The U.S. Equal Employment Opportunity Commission (EEOC) defines systemic discrimination as “pattern or practice, policy and/or class cases where the alleged discrimination has a broad impact on an industry, profession, company, or geographic area.” In 2005, the EEOC examined the state of its systemic discrimination program and issued numerous recommendations for changes in strategy, all of which resulted in the adoption of the Systemic Task Force (STF).   The STF has been a game changer for EEOC enforcement, setting priorities that have shaped the EEOC’s agenda and strategic vision over the last decade.  Among the STF’s primary recommendations was to make combating systemic discrimination a top priority. To do so, the STF advocated for the use of a national law firm model in litigating systemic cases by staffing systemic suits based on the needs of the suit, independent of the office where the case was developed.

EEOC LogoSince adopting the STF’s proposed systemic initiative, the EEOC has continually increased the number of systemic cases pursued. By the end of 2013, the percentage of the EEOC’s docket aimed at systemic enforcement reached 23%.  During this same time, the EEOC has repeatedly come under scrutiny from Courts for its failure to satisfy its requirements under Title VII to investigate and conciliate cases before filing far-reaching litigation against employers. This criticism has focused on allegations that the EEOC has repeatedly filed expensive systemic cases against employers without first offering the employer notice and a meaningful opportunity to try to resolve the matter.  Even worse, at times the EEOC has filed systemic cases that simply lacked factual merit.

Recently, on July 7, 2016, the EEOC issued a report regarding its systemic program over the last decade. In this report, the EEOC claimed that it has made substantial progress in building a program that is strategic, nationwide, and supported across the agency.   According to its July 7 report the EEOC:

  • Now has the capacity to investigate and litigate systemic cases in every district.
  • Has developed national strategies on specific priority issues that have enabled the agency to better identify the strongest cases.
  • Has seen a 250% increase in systemic investigations over the past five years.
  • Has tripled its success rates in systemic investigations at the conciliation stage, going from 21% in 2007 to 64% in 2015.
  • Its systemic litigation program has had a 94% success rate over the last ten years. (*Notably, the EEOC does not define “success” in the report.)
  • Tripled the amount of monetary relief recovered for victims in the past five fiscal years (2011 to 2015) compared to the first five years (2006-2010) after the STF was adopted.

The July 7 report reveals that the most common types of systemic lawsuits filed by the EEOC since 2011 are claims based on (1) retaliation; (2) sex; (3) race; and (4) disability. With respect to systemic cases settled at the conciliation stage, the report reveals that the most common types of cases settled then were: (1) disability; and (2) race.   Finally, the July 7 report re-emphasizes the EEOC’s commitment to investigating and pursing systemic cases.

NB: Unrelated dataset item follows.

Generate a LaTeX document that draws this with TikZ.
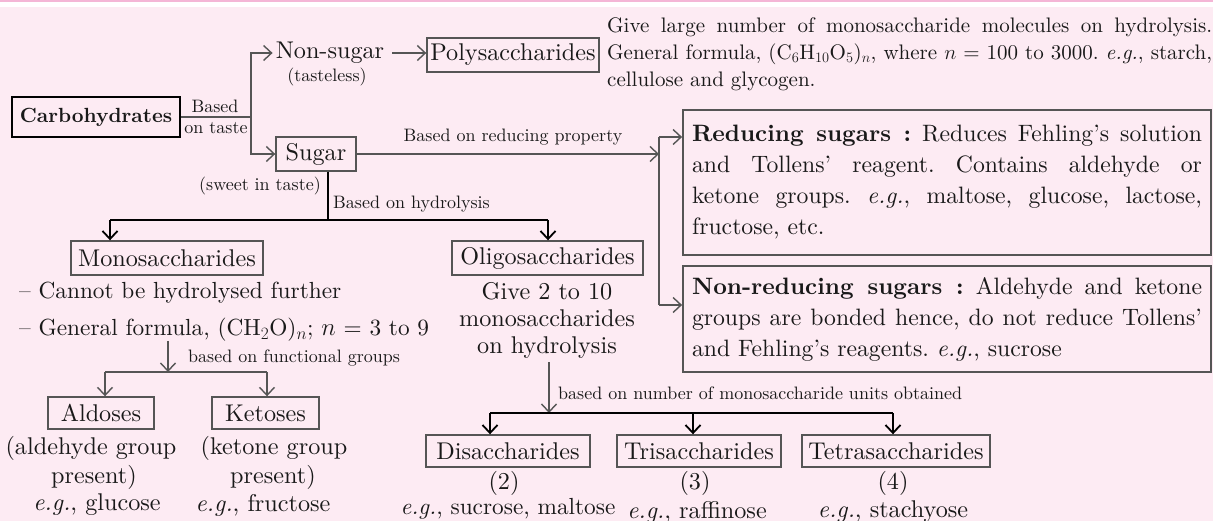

Employers should continue to pay careful attention to the EEOC’s systemic efforts. The EEOC is dedicating more and more resources to the STF that will enable it to target particular employers and industries.  Among other initiatives, the EEOC is investing in technology that will enable EEOC personnel to access employer data regarding charges and investigations on a nationwide basis. So, larger employers that have locations in different geographic locations must communicate with each other about EEOC Charges — because the EEOC certainly will be looking at your EEOC Charges across your locations.  More than anything, employers must understand that EEOC personnel at all levels will increasingly seek to identify potential systemic cases from individual EEOC Charges.  Employers must keep their guard up and understand that a single EEOC Charge can potentially lead to far-reaching systemic discrimination litigation.